In his continuing effort to characterize Mr. Ellner as a villain, Mr. Guldi has recently attempted to establish a connection between the witness and Steve Levy, the Suffolk County executive who left the Democratic Party last year in a failed attempt to gain the Republican nomination for governor. Mr. Levy, who is up for reelection in the fall, has admitted to recommending Mr. Ellner for about $85,000 in county work, and Mr. Ellner, on the stand last week, said that he had donated more than $8,000 to the executive’s campaign. But Mr. Guldi has not been able to do any more than imply that a bribe was made.
In the first days of the trial, he served Mr. Levy with a subpoena that was later quashed. Since then, Judge Doyle has made it clear that any mention of Mr. Levy is ancillary to the matter at hand. By Monday, Mr. Guldi had taken to referring to the executive as “He Who Must Not Be Named.”

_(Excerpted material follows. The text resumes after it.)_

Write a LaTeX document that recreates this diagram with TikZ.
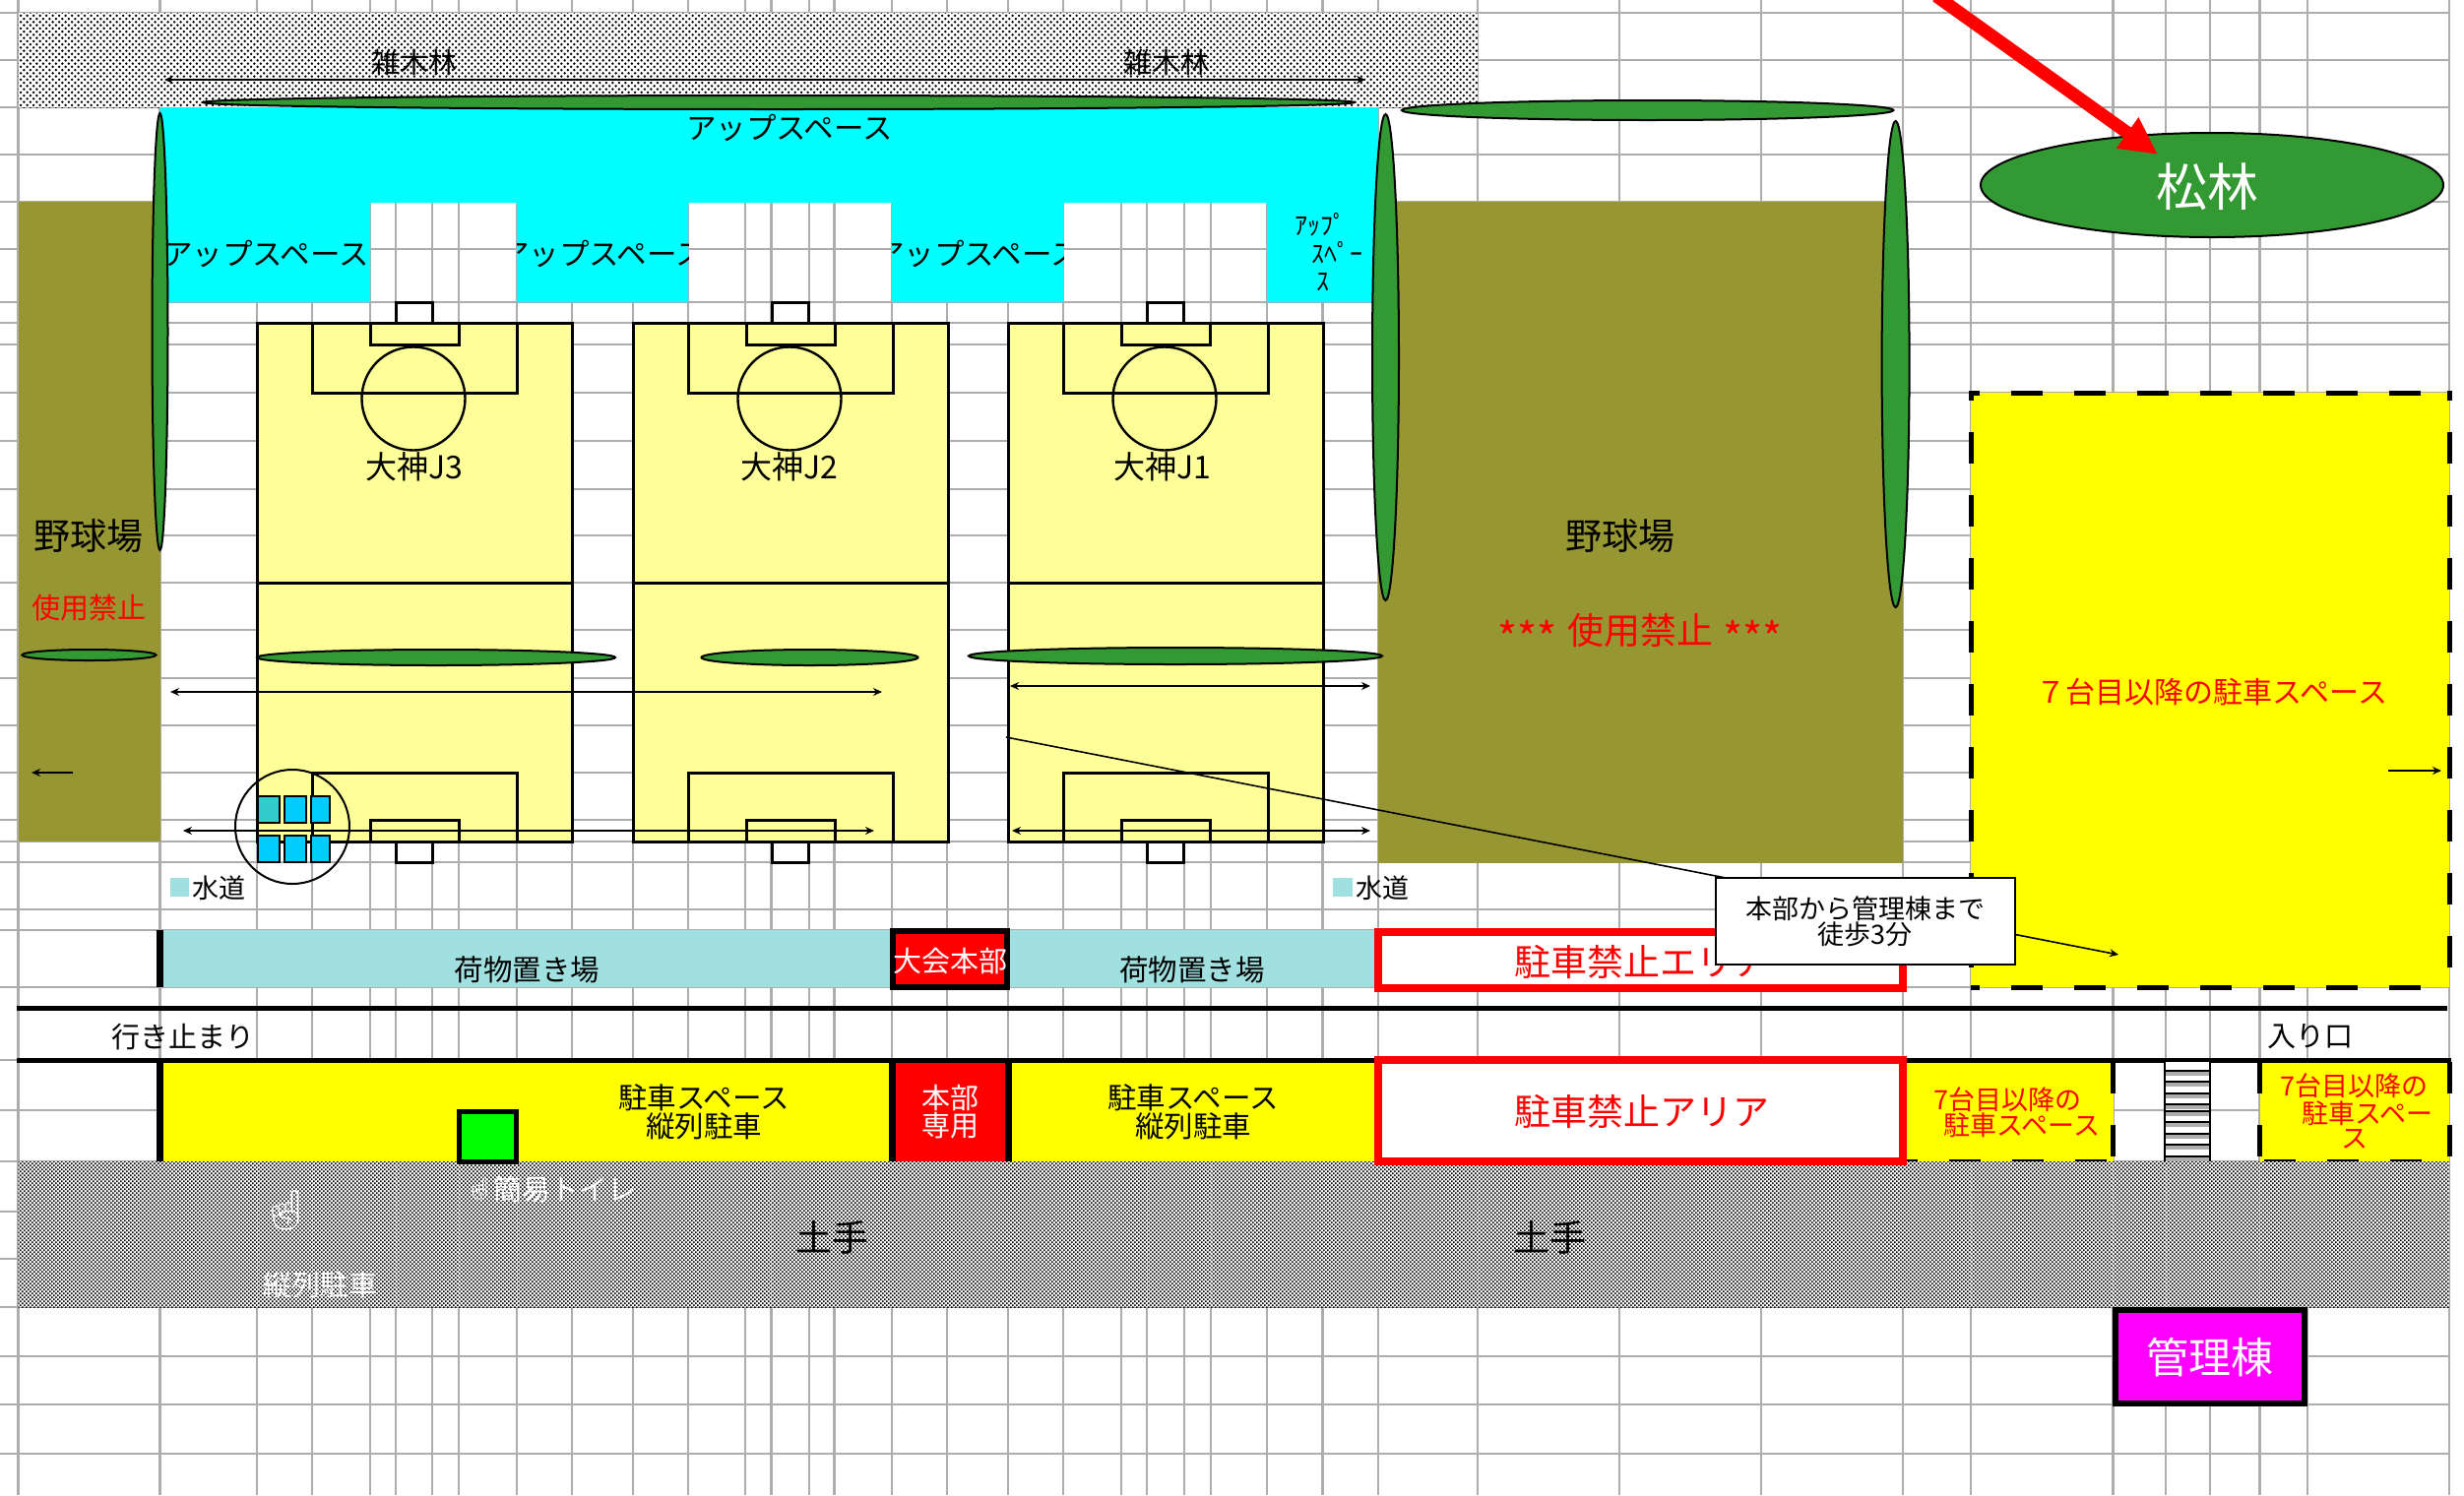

Mr. Guldi’s supporters, who gather on Ms. Scofield’s blog–20,000 unique visitors in the past three weeks, she points out–interpret Judge Doyle’s behavior as the most transparent sign of a conspiracy that stretches the length of Suffolk County. In particular, they believe that Mr. Guldi is being targeted for his bold legislative work in the ’90s. Optimists all, they consider Ms. Stavrides to be on the run, and are convinced that an acquittal is imminent. To one degree or another, they have all been charmed by Mr. Guldi, who has an intellect that even his opponents admire.
“I thought George was a really bright guy,” said Mr. Schneiderman. “In that sense, maybe I’m more surprised that he had gotten caught.”